= Given problem =
Pictures stay out of this copy, which runs from the first line of the material through the line containing "GR', 'ninth GR'];".

Source material start

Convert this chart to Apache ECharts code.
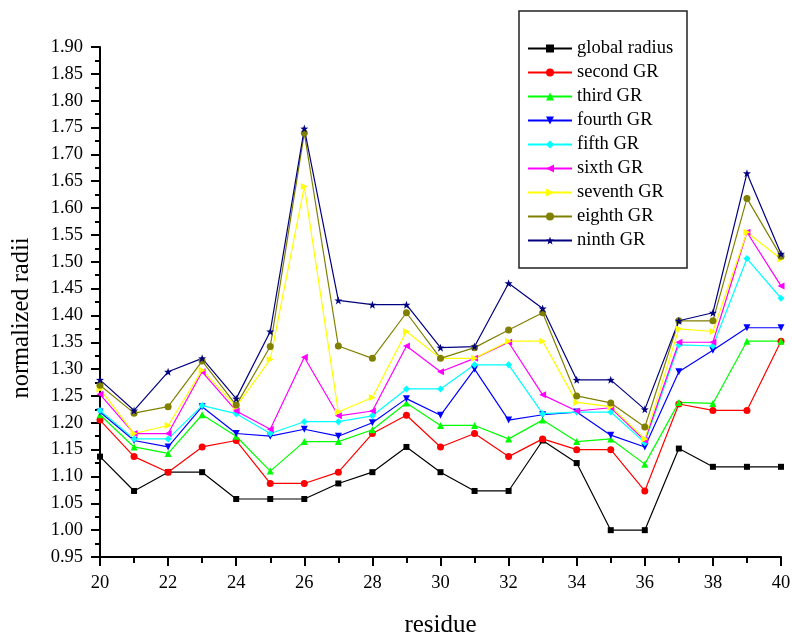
<!DOCTYPE html>
<html>
<head>
<meta charset="utf-8">
<script src="https://cdn.jsdelivr.net/npm/echarts@6/dist/echarts.min.js"></script>
<style>
  html, body { margin: 0; padding: 0; background: #fff; }
  #chart { width: 792px; height: 633px; }
</style>
</head>
<body>
<div id="chart"></div>
<script>
var chart = echarts.init(document.getElementById('chart'));

var residues = [20, 21, 22, 23, 24, 25, 26, 27, 28, 29, 30, 31, 32, 33, 34, 35, 36, 37, 38, 39, 40];
var seriesNames = ['global radius', 'second GR', 'third GR', 'fourth GR', 'fifth GR',
                   'sixth GR', 'seventh GR', 'eighth GR', 'ninth GR'];

var globalRadius = [1.137, 1.073, 1.108, 1.108, 1.058, 1.058, 1.058, 1.087, 1.108, 1.155, 1.108,
                    1.073, 1.073, 1.167, 1.125, 1.000, 1.000, 1.152, 1.118, 1.118, 1.118];
var secondGR = [1.205, 1.137, 1.108, 1.155, 1.167, 1.087, 1.087, 1.108, 1.180, 1.214, 1.155,
                1.180, 1.137, 1.170, 1.150, 1.150, 1.073, 1.235, 1.223, 1.223, 1.352];
var thirdGR = [1.215, 1.155, 1.143, 1.215, 1.175, 1.110, 1.165, 1.165, 1.187, 1.237, 1.195,
               1.195, 1.170, 1.205, 1.165, 1.170, 1.123, 1.238, 1.236, 1.352, 1.352];
var fourthGR = [1.220, 1.167, 1.155, 1.230, 1.180, 1.175, 1.188, 1.175, 1.200, 1.245, 1.214,
                1.300, 1.205, 1.215, 1.220, 1.177, 1.155, 1.295, 1.335, 1.377, 1.377];
var fifthGR = [1.223, 1.170, 1.170, 1.232, 1.217, 1.180, 1.202, 1.202, 1.213, 1.263, 1.263,
               1.308, 1.308, 1.217, 1.220, 1.220, 1.163, 1.345, 1.343, 1.506, 1.432];
var sixthGR = [1.253, 1.180, 1.180, 1.295, 1.222, 1.188, 1.322, 1.213, 1.222, 1.343, 1.295,
               1.320, 1.350, 1.252, 1.222, 1.228, 1.167, 1.350, 1.350, 1.555, 1.455];
var seventhGR = [1.263, 1.180, 1.195, 1.298, 1.230, 1.318, 1.640, 1.220, 1.247, 1.370, 1.320,
                 1.320, 1.352, 1.352, 1.238, 1.230, 1.170, 1.375, 1.370, 1.555, 1.505];
var eighthGR = [1.270, 1.218, 1.230, 1.315, 1.233, 1.342, 1.740, 1.343, 1.320, 1.405, 1.320,
                1.340, 1.373, 1.405, 1.250, 1.237, 1.192, 1.390, 1.390, 1.618, 1.510];
var ninthGR = [1.280, 1.223, 1.295, 1.320, 1.245, 1.370, 1.748, 1.428, 1.420, 1.420, 1.340,
               1.342, 1.460, 1.413, 1.280, 1.280, 1.225, 1.390, 1.405, 1.665, 1.515];

var allValues = [globalRadius, secondGR, thirdGR, fourthGR, fifthGR, sixthGR, seventhGR, eighthGR, ninthGR];
var colors = ['#000000', '#ff0000', '#00ff00', '#0000ff', '#00ffff', '#ff00ff', '#ffff00', '#808000', '#000080'];

var star = 'path://M0,-10L2.35,-3.24L9.51,-3.09L3.8,1.24L5.88,8.09L0,4L-5.88,8.09L-3.8,1.24L-9.51,-3.09L-2.35,-3.24Z';
var symbols = ['rect', 'circle', 'triangle', 'triangle', 'diamond', 'triangle', 'triangle', 'circle', star];
var rotations = [0, 0, 0, 180, 0, 90, -90, 0, 0];
var sizes = [6, 7, 7, 7, 7, 7, 7, 7, 8];

var font = '"Liberation Serif", "DejaVu Serif", serif';

var series = seriesNames.map(function (name, i) {
    return {
        name: name,
        type: 'line',
        data: residues.map(function (r, k) { return [r, allValues[i][k]]; }),
        symbol: symbols[i],
        symbolRotate: rotations[i],
        symbolSize: sizes[i],
        showAllSymbol: true,
        color: colors[i],
        lineStyle: { width: 1.2, color: colors[i] },
        itemStyle: { color: colors[i] },
        emphasis: { disabled: true },
        animation: false
    };
});

var option = {
    backgroundColor: '#fff',
    grid: { left: 100, right: 11, top: 47, bottom: 76, outerBoundsMode: 'none', containLabel: false },
    xAxis: {
        type: 'value',
        min: 20,
        max: 40,
        interval: 2,
        name: 'residue',
        nameLocation: 'middle',
        nameGap: 56,
        nameTextStyle: { fontFamily: font, fontSize: 25, color: '#000' },
        axisLine: { lineStyle: { color: '#000', width: 2 } },
        axisTick: { length: 9, lineStyle: { width: 2, color: '#000' } },
        minorTick: { show: true, splitNumber: 2, length: 6, lineStyle: { width: 2, color: '#000' } },
        splitLine: { show: false },
        axisLabel: { fontFamily: font, fontSize: 18.5, color: '#000', margin: 17 }
    },
    yAxis: {
        type: 'value',
        min: 0.95,
        max: 1.90,
        interval: 0.05,
        name: 'normalized radii',
        nameLocation: 'middle',
        nameGap: 66,
        nameRotate: 90,
        nameTextStyle: { fontFamily: font, fontSize: 24.5, color: '#000', padding: [0, 32, 0, 0] },
        axisLine: { show: true, lineStyle: { color: '#000', width: 2 } },
        axisTick: { show: true, length: 9, lineStyle: { width: 2, color: '#000' } },
        minorTick: { show: true, splitNumber: 2, length: 5, lineStyle: { width: 2, color: '#000' } },
        splitLine: { show: false },
        axisLabel: {
            fontFamily: font, fontSize: 18.5, color: '#000', margin: 17,
            formatter: function (v) { return v.toFixed(2); }
        }
    },
    legend: {
        orient: 'vertical',
        left: 522,
        top: 34,
        itemWidth: 44,
        itemHeight: 10,
        itemGap: 5,
        textStyle: { fontFamily: font, fontSize: 18.5, color: '#000' },
        data: seriesNames
    },
    graphic: [{
        type: 'rect',
        shape: { x: 519, y: 11, width: 168, height: 257 },
        style: { fill: 'none', stroke: '#222', lineWidth: 1.5 },
        z: 100
    }],
    series: series
};

chart.setOption(option);
window.onresize = chart.resize;
</script>
</body>
</html>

Source material end

= Written solution =
Convert this chart to Apache ECharts code.
<!DOCTYPE html>
<html>
<head>
<meta charset="utf-8">
<script src="https://cdn.jsdelivr.net/npm/echarts@6/dist/echarts.min.js"></script>
<style>
  html, body { margin: 0; padding: 0; background: #fff; }
  #chart { width: 792px; height: 633px; }
</style>
</head>
<body>
<div id="chart"></div>
<script>
var chart = echarts.init(document.getElementById('chart'));

var residues = [20, 21, 22, 23, 24, 25, 26, 27, 28, 29, 30, 31, 32, 33, 34, 35, 36, 37, 38, 39, 40];
var seriesNames = ['global radius', 'second GR', 'third GR', 'fourth GR', 'fifth GR',
                   'sixth GR', 'seventh GR', 'eighth GR', 'ninth GR'];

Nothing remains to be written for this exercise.